Posted to issues@kudu.apache.org by "Alexey Serbin (JIRA)" <ji...@apache.org> on 2018/03/27 00:54:00 UTC

[jira] [Comment Edited] (KUDU-2354) In case of 3-4-3 scheme and 3 tablet servers, catalog manager endlessly retries operations to add a replacement replica even if replacement is no longer needed

    [ https://issues.apache.org/jira/browse/KUDU-2354?page=com.atlassian.jira.plugin.system.issuetabpanels:comment-tabpanel&focusedCommentId=16414832#comment-16414832 ] 

Alexey Serbin edited comment on KUDU-2354 at 3/27/18 12:53 AM:
---------------------------------------------------------------

And another issue to look at: do follower masters continue retrying those tasks once then switched from the leader to the follower role?


was (Author: aserbin):
And another issue to look at: do follower masters continue to retry those tasks once then switched from the leader to the follower role?

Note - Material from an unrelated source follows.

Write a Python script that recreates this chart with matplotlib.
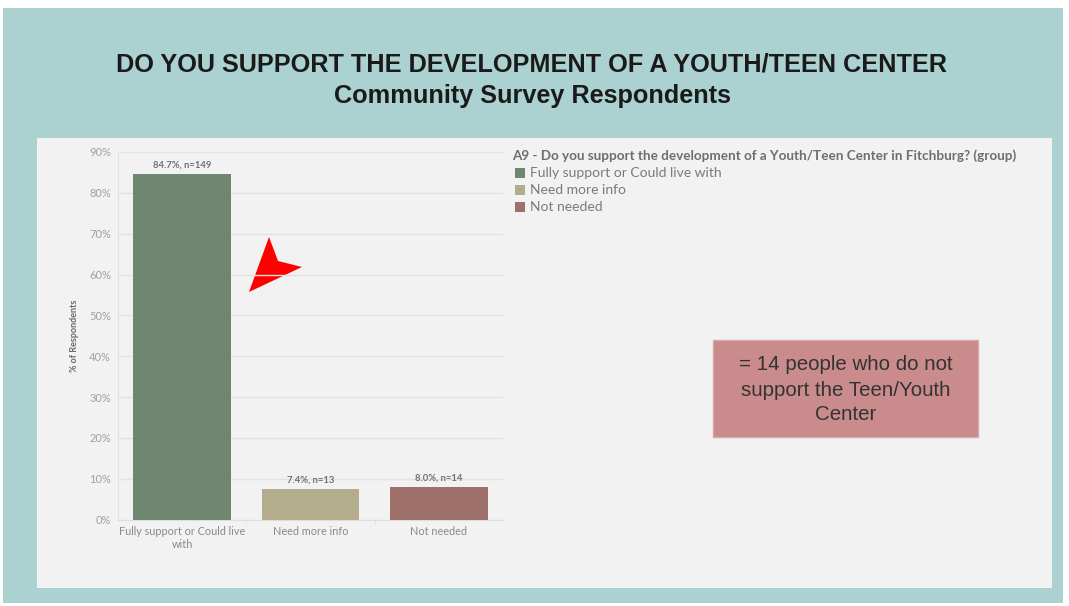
import matplotlib
matplotlib.use("Agg")
import matplotlib.pyplot as plt
from matplotlib.patches import Rectangle, Polygon

categories = ["Fully support or Could live\nwith", "Need more info", "Not needed"]
legend_labels = ["Fully support or Could live with", "Need more info", "Not needed"]
values = [84.7, 7.4, 8.0]
counts = [149, 13, 14]
yticks = [0, 10, 20, 30, 40, 50, 60, 70, 80, 90]
colors = ["#6f8670", "#b4ad8d", "#9f706a"]

W, H = 1069, 606
fig = plt.figure(figsize=(W / 100, H / 100), dpi=100)
fig.patch.set_facecolor("white")

def px(x0, y0, x1, y1):
    return [x0 / W, 1 - y1 / H, (x1 - x0) / W, (y1 - y0) / H]

# backgrounds
bg = fig.add_axes([0, 0, 1, 1], zorder=-10)
bg.set_xlim(0, W); bg.set_ylim(H, 0); bg.axis("off")
bg.add_patch(Rectangle((3, 8), 1060, 595, facecolor="#abd1d1", edgecolor="none"))
bg.add_patch(Rectangle((37, 138), 1015, 450, facecolor="#f2f2f2", edgecolor="none"))

# titles
fig.text(532 / W, 1 - 65 / H, "DO YOU SUPPORT THE DEVELOPMENT OF A YOUTH/TEEN CENTER",
         ha="center", va="center", fontsize=18.2, fontweight="bold",
         family="Liberation Sans", color="#1a1a1a")
fig.text(532 / W, 1 - 96 / H, "Community Survey Respondents",
         ha="center", va="center", fontsize=18.2, fontweight="bold",
         family="Liberation Sans", color="#1a1a1a")

# main chart
ax = fig.add_axes(px(118, 152, 503, 519.5))
ax.set_facecolor("none")
x = list(range(len(categories)))
ax.bar(x, values, width=0.76, color=colors, zorder=3)
ax.set_xlim(-0.5, 2.5)
ax.set_ylim(0, 90)
ax.set_yticks(yticks)
ax.set_yticklabels([f"{t}%" for t in yticks], family="Lato", fontsize=8, color="#a0a0a0")
ax.set_xticks(x)
ax.set_xticklabels(categories, family="Lato", fontsize=7.8, color="#8a8a8a", linespacing=1.15)
ax.set_xticks([0.5, 1.5], minor=True)
ax.tick_params(axis="x", which="major", length=0, pad=5)
ax.tick_params(axis="x", which="minor", length=3, color="#dddddd")
ax.tick_params(axis="y", length=0, pad=5)
ax.grid(axis="y", color="#e2e2e2", linewidth=1, zorder=0)
for s in ["top", "right"]:
    ax.spines[s].set_visible(False)
ax.spines["left"].set_color("#e2e2e2")
ax.spines["bottom"].set_color("#dddddd")
ax.set_ylabel("% of Respondents", family="Lato", fontsize=6.5, fontweight="bold",
              color="#6a6a6a", labelpad=7)
for xi, v, n in zip(x, values, counts):
    ax.annotate(f"{v:.1f}%, n={n}", (xi, v), xytext=(0, 3), textcoords="offset points",
                ha="center", va="bottom", family="Lato", fontsize=6.8,
                fontweight="bold", color="#707070")

# legend
fig.text(512 / W, 1 - 156 / H,
         "A9 - Do you support the development of a Youth/Teen Center in Fitchburg? (group)",
         ha="left", va="center", family="Lato", fontsize=9.7, fontweight="bold", color="#6e6e6e")
for i, (lab, c) in enumerate(zip(legend_labels, colors)):
    yy = 173 + i * 16.8
    bg.add_patch(Rectangle((515, yy - 5), 10, 10, facecolor=c, edgecolor="none"))
    bg.text(530, yy, lab, ha="left", va="center", family="Lato", fontsize=10, color="#7a7a7a")

# annotation box
bg.add_patch(Rectangle((713, 340), 265, 97, facecolor="#c98b8b", edgecolor="#d9a8a8", linewidth=1))
bg.text(846, 390, "= 14 people who do not\nsupport the Teen/Youth\nCenter",
        ha="center", va="center", family="Liberation Sans", fontsize=14.8, color="#333333",
        linespacing=1.4)

# red arrowhead
bg.add_patch(Polygon([(249, 292), (269, 237), (278, 261), (302, 267)], closed=True,
                     facecolor="#ff0000", edgecolor="none"))

fig.savefig("out.png", dpi=100, facecolor=fig.get_facecolor())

> In case of 3-4-3 scheme and 3 tablet servers, catalog manager endlessly retries operations to add a replacement replica even if replacement is no longer needed
> ---------------------------------------------------------------------------------------------------------------------------------------------------------------
>
>                 Key: KUDU-2354
>                 URL: https://issues.apache.org/jira/browse/KUDU-2354
>             Project: Kudu
>          Issue Type: Bug
>          Components: master
>    Affects Versions: 1.7.0
>         Environment: 3 tservers in the cluster, single master (?)
>            Reporter: Alexey Serbin
>            Priority: Major
>
> In a scenario reported by [~adar], 100 iterations of the following command were run:
> {noformat}
> kudu perf loadgen --keep-auto-table --table-num-buckets=40 --num-rows-per-thread=1 --table-num-replicas=3
> {noformat}
> That took about 10-15 minutes to complete, and for some reason ksck reported UNAVAILABLE tablets for 5-10 minutes after that.  Most likely, due to the spike of IO activity, tablet leaders didn't receive heartbeats from some replicas and tried to replace those.  After some time, the cluster has stabilized (no problems reported by ksck), but in the master's log the following messages continued to appear:
> {noformat}
> I0315 13:52:00.871310 106157 catalog_manager.cc:3234] Sending ChangeConfig:ADD_PEER:NON_VOTER on tablet 2776eb10c241426e90ddf7354260ee04 (attempt 22)
> I0315 13:52:00.871354 106157 catalog_manager.cc:2700] Scheduling retry of ChangeConfig:ADD_PEER:NON_VOTER RPC for tablet 2776eb10c241426e90ddf7354260ee04 with cas_config_opid_index -1 with a delay of 60018 ms (attempt = 22)
> {noformat}
> Of course, in case of just 3 tservers in the cluster not a single attempt to add a replacement non-voter replica would succeed, but it would make sense to stop retrying those operations when a tablet's OpId index is far ahead of the cas_config_opid_index of the operation being retried.



--
This message was sent by Atlassian JIRA
(v7.6.3#76005)